## WRITTEN REQUEST:
Hand back each line, unchanged, from the top down to the line where "plt.rcParams['font.family'] = ['DejaVu Sans']" sits.

## INFORMATION SUPPLIED:

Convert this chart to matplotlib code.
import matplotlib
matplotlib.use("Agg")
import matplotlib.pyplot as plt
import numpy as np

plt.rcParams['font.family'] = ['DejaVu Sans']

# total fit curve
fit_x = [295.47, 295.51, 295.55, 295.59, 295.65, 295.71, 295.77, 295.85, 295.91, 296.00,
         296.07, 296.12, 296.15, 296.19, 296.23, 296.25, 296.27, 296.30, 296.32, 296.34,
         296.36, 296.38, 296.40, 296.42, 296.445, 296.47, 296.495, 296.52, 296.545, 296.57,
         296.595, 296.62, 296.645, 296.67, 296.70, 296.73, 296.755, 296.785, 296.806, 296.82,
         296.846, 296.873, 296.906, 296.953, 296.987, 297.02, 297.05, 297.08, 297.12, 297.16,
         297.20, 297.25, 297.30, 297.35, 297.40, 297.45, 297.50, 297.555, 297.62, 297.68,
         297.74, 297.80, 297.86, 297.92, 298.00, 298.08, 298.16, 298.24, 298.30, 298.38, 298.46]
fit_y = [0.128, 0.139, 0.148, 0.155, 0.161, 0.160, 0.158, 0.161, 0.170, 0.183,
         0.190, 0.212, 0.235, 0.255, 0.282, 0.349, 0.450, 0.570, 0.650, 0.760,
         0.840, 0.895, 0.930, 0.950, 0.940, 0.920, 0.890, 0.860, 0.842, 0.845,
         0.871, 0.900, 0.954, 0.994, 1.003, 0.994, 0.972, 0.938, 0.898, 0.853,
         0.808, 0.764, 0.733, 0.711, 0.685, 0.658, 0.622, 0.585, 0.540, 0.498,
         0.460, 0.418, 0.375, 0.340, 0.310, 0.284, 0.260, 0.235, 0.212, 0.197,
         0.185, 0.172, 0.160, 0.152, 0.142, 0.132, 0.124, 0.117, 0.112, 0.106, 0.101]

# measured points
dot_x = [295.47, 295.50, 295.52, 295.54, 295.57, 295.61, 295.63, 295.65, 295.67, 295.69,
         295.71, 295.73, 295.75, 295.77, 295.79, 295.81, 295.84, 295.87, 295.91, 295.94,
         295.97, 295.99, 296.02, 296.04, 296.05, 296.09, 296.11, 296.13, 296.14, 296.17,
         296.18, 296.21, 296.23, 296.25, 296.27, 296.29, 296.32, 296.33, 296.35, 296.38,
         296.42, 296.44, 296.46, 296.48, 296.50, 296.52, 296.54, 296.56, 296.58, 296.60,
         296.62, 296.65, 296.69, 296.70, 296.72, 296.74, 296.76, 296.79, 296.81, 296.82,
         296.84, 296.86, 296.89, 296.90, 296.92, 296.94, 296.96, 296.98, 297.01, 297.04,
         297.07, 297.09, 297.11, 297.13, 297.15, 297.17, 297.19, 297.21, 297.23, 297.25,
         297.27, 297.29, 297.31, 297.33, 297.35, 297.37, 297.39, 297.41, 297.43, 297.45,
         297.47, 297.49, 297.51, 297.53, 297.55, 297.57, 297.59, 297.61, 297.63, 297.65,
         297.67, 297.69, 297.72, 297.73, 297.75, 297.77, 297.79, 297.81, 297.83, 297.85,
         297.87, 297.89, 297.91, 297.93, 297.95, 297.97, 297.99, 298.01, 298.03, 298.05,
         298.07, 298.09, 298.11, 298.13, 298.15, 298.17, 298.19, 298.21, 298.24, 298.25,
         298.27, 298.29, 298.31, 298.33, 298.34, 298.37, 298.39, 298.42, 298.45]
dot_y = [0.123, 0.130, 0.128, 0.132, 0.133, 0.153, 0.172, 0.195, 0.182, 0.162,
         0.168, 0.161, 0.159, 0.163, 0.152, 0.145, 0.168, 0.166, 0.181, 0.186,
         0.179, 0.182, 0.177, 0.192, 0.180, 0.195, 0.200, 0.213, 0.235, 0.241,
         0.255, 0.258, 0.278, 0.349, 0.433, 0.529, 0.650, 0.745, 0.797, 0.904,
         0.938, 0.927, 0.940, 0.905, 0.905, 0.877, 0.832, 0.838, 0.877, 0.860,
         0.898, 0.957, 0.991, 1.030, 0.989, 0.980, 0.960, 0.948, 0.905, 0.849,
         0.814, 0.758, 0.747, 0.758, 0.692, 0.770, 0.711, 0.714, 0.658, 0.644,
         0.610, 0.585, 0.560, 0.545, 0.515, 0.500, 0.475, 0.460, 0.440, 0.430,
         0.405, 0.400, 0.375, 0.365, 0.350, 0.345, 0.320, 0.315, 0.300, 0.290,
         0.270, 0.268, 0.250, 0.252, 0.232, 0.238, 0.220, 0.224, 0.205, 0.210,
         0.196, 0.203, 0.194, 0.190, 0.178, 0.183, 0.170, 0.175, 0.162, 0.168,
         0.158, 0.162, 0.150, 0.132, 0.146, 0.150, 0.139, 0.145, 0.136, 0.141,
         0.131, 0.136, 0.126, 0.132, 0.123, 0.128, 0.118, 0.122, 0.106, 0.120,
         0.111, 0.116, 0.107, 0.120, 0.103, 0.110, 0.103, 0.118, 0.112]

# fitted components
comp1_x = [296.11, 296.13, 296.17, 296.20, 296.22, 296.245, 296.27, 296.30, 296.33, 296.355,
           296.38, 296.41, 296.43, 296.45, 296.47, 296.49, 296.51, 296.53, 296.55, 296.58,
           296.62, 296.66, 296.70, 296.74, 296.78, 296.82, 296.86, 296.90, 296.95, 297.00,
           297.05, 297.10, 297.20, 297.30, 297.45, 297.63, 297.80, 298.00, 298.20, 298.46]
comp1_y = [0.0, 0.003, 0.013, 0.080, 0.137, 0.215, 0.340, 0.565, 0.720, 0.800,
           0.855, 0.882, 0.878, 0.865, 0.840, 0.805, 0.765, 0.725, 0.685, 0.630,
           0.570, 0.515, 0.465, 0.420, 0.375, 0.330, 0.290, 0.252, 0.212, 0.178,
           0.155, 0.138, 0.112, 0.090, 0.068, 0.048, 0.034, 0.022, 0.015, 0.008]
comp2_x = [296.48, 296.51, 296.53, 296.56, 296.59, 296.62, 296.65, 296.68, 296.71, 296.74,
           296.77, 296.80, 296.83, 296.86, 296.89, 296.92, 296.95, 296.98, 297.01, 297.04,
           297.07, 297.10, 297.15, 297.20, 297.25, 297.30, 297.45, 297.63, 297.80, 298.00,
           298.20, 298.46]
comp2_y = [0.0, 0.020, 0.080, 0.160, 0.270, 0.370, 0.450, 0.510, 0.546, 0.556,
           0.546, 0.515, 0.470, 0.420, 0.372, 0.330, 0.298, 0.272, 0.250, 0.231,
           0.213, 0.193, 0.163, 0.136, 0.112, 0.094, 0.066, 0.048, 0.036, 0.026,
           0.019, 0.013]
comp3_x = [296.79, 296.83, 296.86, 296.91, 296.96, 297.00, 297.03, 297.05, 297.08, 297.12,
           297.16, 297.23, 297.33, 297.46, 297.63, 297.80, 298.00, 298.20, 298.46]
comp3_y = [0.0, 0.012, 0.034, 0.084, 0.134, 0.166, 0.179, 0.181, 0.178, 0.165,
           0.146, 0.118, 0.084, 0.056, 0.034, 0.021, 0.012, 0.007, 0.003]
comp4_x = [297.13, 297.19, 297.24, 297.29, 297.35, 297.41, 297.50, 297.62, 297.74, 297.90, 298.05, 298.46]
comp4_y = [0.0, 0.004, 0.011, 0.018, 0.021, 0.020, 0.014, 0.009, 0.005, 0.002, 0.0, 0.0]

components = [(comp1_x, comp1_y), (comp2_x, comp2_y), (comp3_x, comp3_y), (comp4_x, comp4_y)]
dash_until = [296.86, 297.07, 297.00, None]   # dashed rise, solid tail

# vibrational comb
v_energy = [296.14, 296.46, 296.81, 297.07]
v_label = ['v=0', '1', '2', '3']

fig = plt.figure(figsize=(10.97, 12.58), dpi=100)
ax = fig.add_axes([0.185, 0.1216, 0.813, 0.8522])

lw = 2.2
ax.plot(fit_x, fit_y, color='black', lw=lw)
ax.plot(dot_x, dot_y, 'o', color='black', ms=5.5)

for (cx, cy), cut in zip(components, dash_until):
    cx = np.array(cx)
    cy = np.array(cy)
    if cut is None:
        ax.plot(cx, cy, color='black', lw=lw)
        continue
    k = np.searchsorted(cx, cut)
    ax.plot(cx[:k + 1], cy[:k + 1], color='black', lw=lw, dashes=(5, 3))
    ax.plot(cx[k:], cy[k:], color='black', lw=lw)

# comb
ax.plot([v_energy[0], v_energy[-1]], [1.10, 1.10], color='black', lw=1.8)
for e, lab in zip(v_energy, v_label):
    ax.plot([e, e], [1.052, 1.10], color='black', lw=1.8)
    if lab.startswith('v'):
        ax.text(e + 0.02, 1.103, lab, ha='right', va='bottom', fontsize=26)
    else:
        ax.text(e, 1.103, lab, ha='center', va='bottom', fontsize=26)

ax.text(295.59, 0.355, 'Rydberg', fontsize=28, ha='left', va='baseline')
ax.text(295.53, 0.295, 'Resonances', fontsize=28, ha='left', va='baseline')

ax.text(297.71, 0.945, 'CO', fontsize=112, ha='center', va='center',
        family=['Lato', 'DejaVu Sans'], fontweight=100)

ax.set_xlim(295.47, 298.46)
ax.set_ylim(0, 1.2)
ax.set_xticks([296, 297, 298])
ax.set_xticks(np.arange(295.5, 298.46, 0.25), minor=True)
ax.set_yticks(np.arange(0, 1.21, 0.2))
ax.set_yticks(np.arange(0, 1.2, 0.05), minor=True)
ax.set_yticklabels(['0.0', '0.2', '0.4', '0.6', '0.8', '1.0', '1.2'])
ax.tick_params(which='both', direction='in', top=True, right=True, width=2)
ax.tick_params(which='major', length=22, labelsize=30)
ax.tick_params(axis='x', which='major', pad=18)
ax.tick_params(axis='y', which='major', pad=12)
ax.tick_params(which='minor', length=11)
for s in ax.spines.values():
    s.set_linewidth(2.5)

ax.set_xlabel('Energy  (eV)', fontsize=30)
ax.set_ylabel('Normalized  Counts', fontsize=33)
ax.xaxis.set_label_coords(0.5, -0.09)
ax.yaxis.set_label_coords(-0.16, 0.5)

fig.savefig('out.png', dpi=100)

## OUTPUT:
Convert this chart to matplotlib code.
import matplotlib
matplotlib.use("Agg")
import matplotlib.pyplot as plt
import numpy as np

plt.rcParams['font.family'] = ['DejaVu Sans']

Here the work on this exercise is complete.